Dear Body

Kendra • Find your own happiness. Don't do what others expect of you. ~Baby Dust~

I am weary. I feel as if my road has ended and my only option is to lay where I stand. I can no longer feel my legs and any written or spoken words seem as if they are a foreign language. I feel dark hands grabbing my shoulders and pulling me down with the force of one thousand elephants. Please my sweet sweet body give me energy. I am sooo tired day in and day out. I have slept thirteen hours and yet wake up exhausted of all energy. I am nineteen and feel as if I have lost connection with my once spry self and a quickly aging woman is standing in her place. I am sick of being mid conversation and waking up in a puddle of drool the next moment. The pitiful stares that burn into my soul make me want to scream angrily to the pregnancy God's but all I can muster is an exhausted sign. The ironing board lies unused and my husband is withering away in the wind for the lack of cooking. The house has been struck by a tornado of laundry and all I can !manage is to fluff a pillow and turn onto my aching side. Please my sweet loving body, restore my energy.

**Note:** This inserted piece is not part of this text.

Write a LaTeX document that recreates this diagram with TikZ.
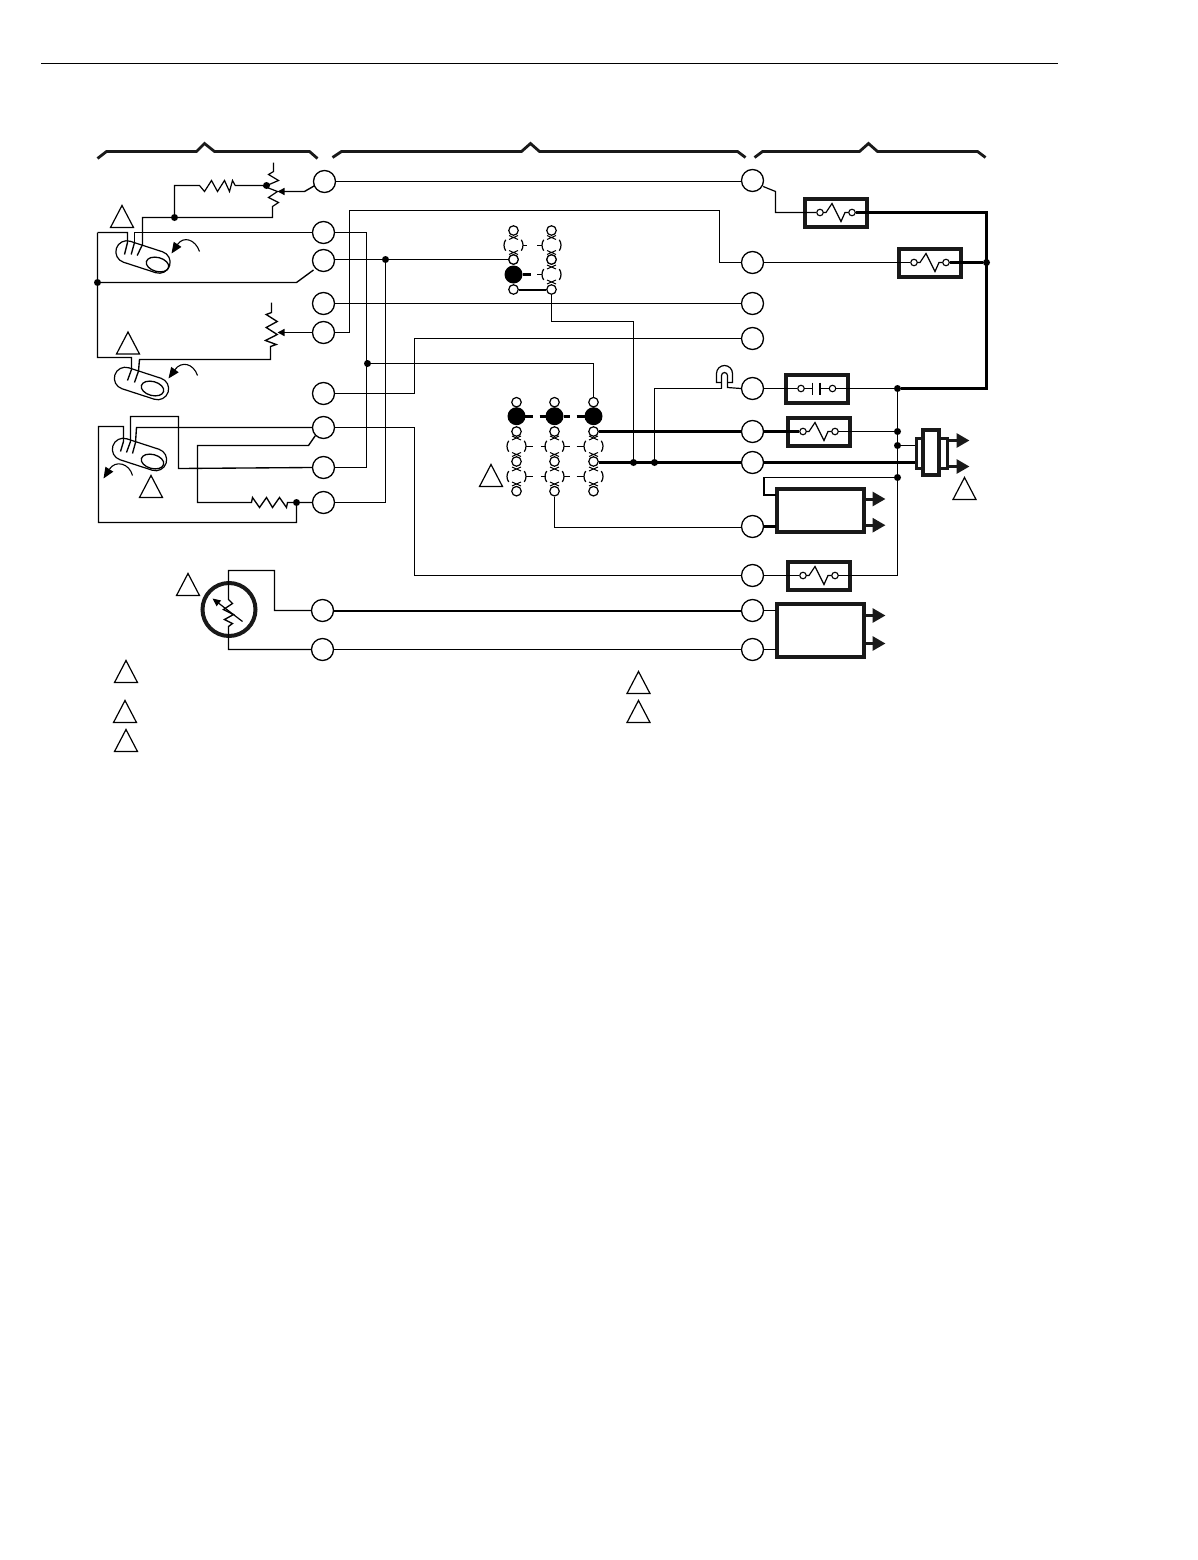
\documentclass[tikz,border=0pt]{standalone}
\usetikzlibrary{arrows.meta,shapes.geometric,shapes.misc}
\tikzset{
  thinw/.style={line width=1.2pt},
  medw/.style={line width=1.35pt},
  thickw/.style={line width=2.2pt},
  terminal/.style={circle,draw,line width=1.3pt,minimum size=22pt,inner sep=0pt,fill=white},
  pincircle/.style={circle,draw,line width=1.2pt,minimum size=9.5pt,inner sep=0pt,fill=white},
  swpin/.style={circle,draw,line width=1.1pt,minimum size=6.5pt,inner sep=0pt,fill=white},
  blackpin/.style={circle,fill=black,minimum size=18pt,inner sep=0pt},
  jdot/.style={circle,fill=black,minimum size=7pt,inner sep=0pt},
  devbox/.style={rectangle,draw=black!90,line width=4pt,inner sep=0pt},
  brace/.style={line width=2.8pt,line join=miter,black!90},
  warn/.style={line width=1.2pt,line join=miter},
  bulb/.style={rounded rectangle,draw,line width=1.2pt,minimum height=22pt,minimum width=56pt,inner sep=0pt,rotate=-18},
  bulbend/.style={ellipse,draw,line width=1.3pt,minimum height=14pt,minimum width=23pt,inner sep=0pt,rotate=-15},
  outarrow/.style={line width=3pt,-{Triangle[length=13pt,width=14pt]},black!90},
  curvearrow/.style={line width=1.1pt,-{Triangle[length=11pt,width=9pt]}},
  wiperarrow/.style={line width=1.4pt,-{Triangle[length=7pt,width=7pt]}}
}
\newcommand\warntri[2]{\draw[warn] (#1,#2) ++(-11.5,0) -- ++(23,0) -- ++(-11.5,-22) -- cycle;}
\newcommand\jumpdash[2]{\begin{scope}[shift={(#1,#2)}]\draw[line width=1.2pt] (-35:9.5pt) arc (-35:35:9.5pt) (145:9.5pt) arc (145:215:9.5pt);\end{scope}}
\newcommand\jumpx[2]{\begin{scope}[shift={(#1,#2)}]\draw[line width=1pt] (-4.5,-2) -- (4.5,2) (-4.5,2) -- (4.5,-2);\end{scope}}
\begin{document}
\begin{tikzpicture}[x=1pt,y=-1pt,line cap=butt]
\fill[white] (0,0) rectangle (1198,1560);
\useasboundingbox (0,0) rectangle (1198,1560);
\begin{scope}[shift={(-0.5,-0.5)}]
% header rule and braces
\draw[line width=1pt] (41.5,64) -- (1058.5,64);
\draw[brace] (98,159) -- (107,152) -- (197,152) -- (205,144) -- (215,152) -- (310,152) -- (318,159);
\draw[brace] (333,158) -- (342,152) -- (522,152) -- (531,144) -- (540,152) -- (738,152) -- (746,158);
\draw[brace] (755,158) -- (763,152) -- (860,152) -- (869,144) -- (878,152) -- (978,152) -- (986,158);
% terminals
\foreach \n/\x/\y in {L1/325/182,L2/324/233,L3/324/261,L4/324/304,L5/324/333,L6/324/394,L7/324/428,L8/324/468,L9/324/503,L10/323/611,L11/323/650,
 R1/753/181,R2/753/263,R3/753/304,R4/753/339,R5/753/389,R6/753/432,R7/753/463,R8/753/527,R9/753/576,R10/753/611,R11/753/650}
  \node[terminal] (\n) at (\x,\y) {};
% junction dots
\foreach \n/\x/\y in {jA/175/218,jB/267/186,jC/98/283,jD/368/364,jE/386/260,jF/297/503,jG/987/263,jH/898/389,jI/898/432,jJ/898/446,jK/898/478,jL/634/463,jM/655/463}
  \node[jdot] (\n) at (\x,\y) {};
% device boxes
\node[devbox,minimum width=62pt,minimum height=28pt] (B1) at (836,213) {};
\node[devbox,minimum width=62pt,minimum height=28pt] (B2) at (930,263) {};
\node[devbox,minimum width=62pt,minimum height=28pt] (B3) at (817,389) {};
\node[devbox,minimum width=62pt,minimum height=28pt] (B4) at (819,432) {};
\node[devbox,minimum width=62pt,minimum height=28pt] (B5) at (819,576) {};
\node[devbox,minimum width=87pt,minimum height=43pt] (M1) at (820.5,510.5) {};
\node[devbox,minimum width=87pt,minimum height=53pt] (M2) at (820.5,631) {};
% switch contacts
\foreach \n/\x/\y in {s1a/820.5/213,s1b/852.5/213,s2a/914.5/263,s2b/946.5/263,s3a/801.5/389,s3b/833/389,s4a/803.5/432,s4b/835.5/432,s5a/803.5/576,s5b/835.5/576}
  \node[swpin] (\n) at (\x,\y) {};
\foreach \a/\x/\y in {s1a/820.5/213,s2a/914.5/263,s4a/803.5/432,s5a/803.5/576}{
  \begin{scope}[shift={(\x,\y)}]
  \draw[line width=1.2pt,line join=miter] (3.3,0) -- (6,0) -- (12,-9) -- (21,9) -- (25,0) -- (28.7,0);
  \end{scope}}
\draw[line width=1.2pt] (s3a) -- (813,389) (813,383) -- (813,395);
\draw[line width=1.2pt] (820.5,383) -- (820.5,395) (820.5,389) -- (s3b);
% upper jumper block
\foreach \x in {514,552}{
  \jumpdash{\x}{245.7}
  \jumpx{\x}{238}
  \jumpx{\x}{253}
  \node[pincircle] at (\x,231) {};
  \node[pincircle] at (\x,260) {};
}
\jumpdash{552}{275}
\jumpx{552}{267.5}
\jumpx{552}{282.5}
\node[pincircle] at (552,260) {};
\node[blackpin] (ub) at (514,275) {};
\node[pincircle] (ua) at (514,260) {};
\node[pincircle] (uc) at (514,290) {};
\node[pincircle] (ud) at (552,290) {};
\draw[line width=1pt] (523.5,245.7) -- (527.5,245.7) (537.7,245.7) -- (542.5,245.7) (537.7,275) -- (542.5,275);
\draw[line width=3pt] (ub) -- (531,275);
\draw[line width=2pt] (uc) -- (ud);
% lower jumper block
\foreach \c/\x in {a/517,b/555,c/594}{
  \jumpdash{\x}{446.7}
  \jumpdash{\x}{477}
  \jumpx{\x}{438.5}
  \jumpx{\x}{455}
  \jumpx{\x}{469.5}
  \jumpx{\x}{484.5}
  \node[pincircle] (\c1) at (\x,402.7) {};
  \node[blackpin] (\c2) at (\x,416.7) {};
  \node[pincircle] (\c3) at (\x,432) {};
  \node[pincircle] (\c5) at (\x,462) {};
  \node[pincircle] (\c7) at (\x,491.7) {};
}
\foreach \y in {446.7,477}
  \draw[line width=1pt] (526,\y) -- (533,\y) (541,\y) -- (546,\y) (564,\y) -- (570,\y) (577,\y) -- (584,\y);
\draw[line width=3pt] (525,416.7) -- (533,416.7) (540,416.7) -- (547,416.7) (564,416.7) -- (570,416.7) (577,416.7) -- (585,416.7);
% wires middle
\draw[thinw] (L1.east) -- (R1.west |- L1.east);
\draw[line width=1.6pt] (L4.east) -- (R3.west);
\draw[thinw,line join=miter] (L5.east) -- (350,333) -- (350,211) -- (720,211) -- (720,263) -- (R2.west);
\draw[medw] (L2.east) -- (367,233) -- (367,468) -- (L8.east);
\draw[thinw] (jD) -- (594,364) -- (c1.north);
\draw[thinw] (L3.east |- jE) -- (jE) -- (ua.west |- jE);
\draw[medw] (jE) -- (386,503) -- (L9.east);
\draw[medw] (L6.east) -- (415,394) -- (415,339) -- (R4.west);
\draw[medw] (L7.east) -- (415,428) -- (415,576) -- (R9.west);
\draw[thinw] (ud.south) -- (552,322) -- (634,322) -- (jL);
\draw[thickw] (c3.east) -- (R6.west);
\draw[thickw] (c5.east |- R7) -- (R7.west);
\draw[thinw] (jM) -- (655,389) -- (722,389);
\draw[thinw] (b7.south) -- (555,528) -- (R8.west |- 555,528);
\draw[line width=2pt] (L10.east) -- (R10.west);
\draw[thinw] (L11.east) -- (R11.west);
% lamp
\draw[line width=1.2pt] (722,389) -- (722,376) arc (180:360:3) -- (728,388) -- (R5.west);
\draw[line width=1.2pt] (722,383) -- (717,383) -- (717,374) arc (180:360:8) -- (733,383) -- (728,383);
% right side wiring
\draw[thinw] (R1.east) ++(-1,6) -- (776,192) -- (776,213) -- (s1a);
\draw[thickw] (s1b) -- (987,213) -- (987,389) -- (jH);
\draw[thinw] (R2.east) -- (s2a);
\draw[line width=3pt] (s2b) -- (jG);
\draw[thinw] (R5.east) -- (s3a);
\draw[thinw] (s3b) -- (jH);
\draw[thinw] (jH) -- (898,576) -- (s5b);
\draw[thickw] (R6.east) -- (s4a);
\draw[line width=1.7pt] (s4b) -- (jI);
\draw[line width=1.7pt] (R9.east) -- (s5a);
\draw[thinw] (jJ) -- (916,446);
\draw[thickw] (R7.east) -- (916,463);
\draw[thinw] (jK) -- (764,478);
\draw[line width=2pt] (764,477.5) -- (764,495) -- (776,495);
\draw[thickw] (R8.east) -- (776,527);
\draw[thinw] (R10.east) -- (776,611);
\draw[thinw] (R11.east) -- (776,650);
% actuator
\node[rectangle,draw=black!90,line width=3pt,minimum width=31pt,minimum height=30pt,inner sep=0pt] (act) at (932,453.5) {};
\node[rectangle,draw=black!90,fill=white,line width=3.8pt,minimum width=16pt,minimum height=45pt,inner sep=0pt] (actc) at (931.5,453) {};
\coordinate (o1) at (970,441);\coordinate (o2) at (970,467);
\draw[outarrow] (948,441) -- (o1);
\draw[outarrow] (948,467) -- (o2);
\draw[outarrow] (865,499.5) -- (886,499.5);
\draw[outarrow] (865,525.7) -- (886,525.7);
\draw[outarrow] (865,616) -- (886,616);
\draw[outarrow] (865,644) -- (886,644);
% sensors, top bulb
\node[bulb] (b1) at (143.5,257.5) {};
\node[bulbend] (e1) at (158,265) {};
\draw[medw,line join=miter] (L2.west) -- (135,233) -- (135,243);
\draw[medw] (135,243) -- (131.7,255);
\draw[medw] (98,233) -- (128,233) -- (128,243) -- (125,255);
\draw[medw] (jA) -- (143,218) -- (143,245) -- (137.7,256);
\draw[medw] (98,233) -- (jC) -- (98,358) -- (132,358) -- (132,370) -- (128,381);
\draw[medw] (jC) -- (297,283) -- (314,270.5);
\draw[thinw] (jA) -- (273,218) -- (273,207) -- (279,203) -- (269,198) -- (278,192) -- (265,187) -- (279,181) -- (269,175) -- (274,172) -- (274,163);
\draw[thinw,line join=miter] (jA) -- (175,186) -- (200,186) -- (205,192) -- (212,181) -- (218,192) -- (225,181) -- (230,192) -- (233,181) -- (235.7,186) -- (jB);
\draw[wiperarrow] (L1.west) ++(2,4) -- (305,192) -- (278,192);
% second bulb
\node[bulb] (b2) at (142,384) {};
\node[bulbend] (e2) at (153,389) {};
\draw[medw] (135,383) -- (139,371.5) -- (140,360) -- (271,360) -- (271,347) -- (276.7,345) -- (266,341) -- (277.7,335) -- (266.7,328) -- (277.7,322) -- (266.7,315) -- (272,313) -- (272,303);
\draw[wiperarrow] (L5.west) -- (278,333);
% third bulb
\node[bulb] (b3) at (140,455) {};
\node[bulbend] (e3) at (153,462) {};
\draw[medw] (L7.west) -- (137,428) -- (136,443) -- (133,454);
\draw[medw] (L8.west) -- (179,469) -- (179,417) -- (131,417) -- (131,442) -- (127,453);
\draw[medw] (121,452) -- (124,442) -- (124,427) -- (99,427) -- (99,523) -- (297,523) -- (jF);
\draw[medw] (L7.south west) -- (309,446) -- (198,446) -- (198,503) -- (252,503) -- (253,498) -- (260,508) -- (267,498) -- (273,508) -- (280,498) -- (287,508) -- (288,503) -- (jF) -- (L9.west);
% rotation arrows
\draw[curvearrow] (200,252) .. controls (196,240) and (184,236) .. (172,254);
\draw[curvearrow] (198,376) .. controls (194,364) and (182,361) .. (169,379);
\draw[curvearrow] (133,476) .. controls (130,464) and (116,460) .. (104,479);
% probe
\node[circle,draw=black!90,line width=4pt,minimum size=53pt,inner sep=0pt] (pr) at (229.5,610) {};
\draw[medw] (L10.west) -- (275,611) -- (275,571) -- (229,571) -- (229,600) -- (233,604) -- (224,610) -- (234,615) -- (225,620) -- (233,624) -- (229,627) -- (229,650) -- (L11.west);
\draw[line width=1.2pt,-{Triangle[length=8pt,width=7pt]}] (243,622) -- (213,599);
% warning triangles
\warntri{122.5}{228}
\warntri{128.5}{354.5}
\warntri{151.5}{498}
\warntri{188.5}{596}
\warntri{126.5}{683}
\warntri{125.5}{723}
\warntri{126.5}{752}
\warntri{639}{694}
\warntri{639}{723}
\warntri{491.5}{487}
\warntri{965}{500}
\end{scope}
\end{tikzpicture}
\end{document}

Grant me the lifeblood of one thousand suns hyped up on cocaine and red bull. I must get my housework and finances done. Do this for me body and soon we will be sitting in a Starbucks cafe sipping a Chai Tea Latte as a reward. I promise. I must bid you farewell now as I am in need of a deeper slumber than that of sleeping beauty. My prince will not be able to kiss me awake tonight.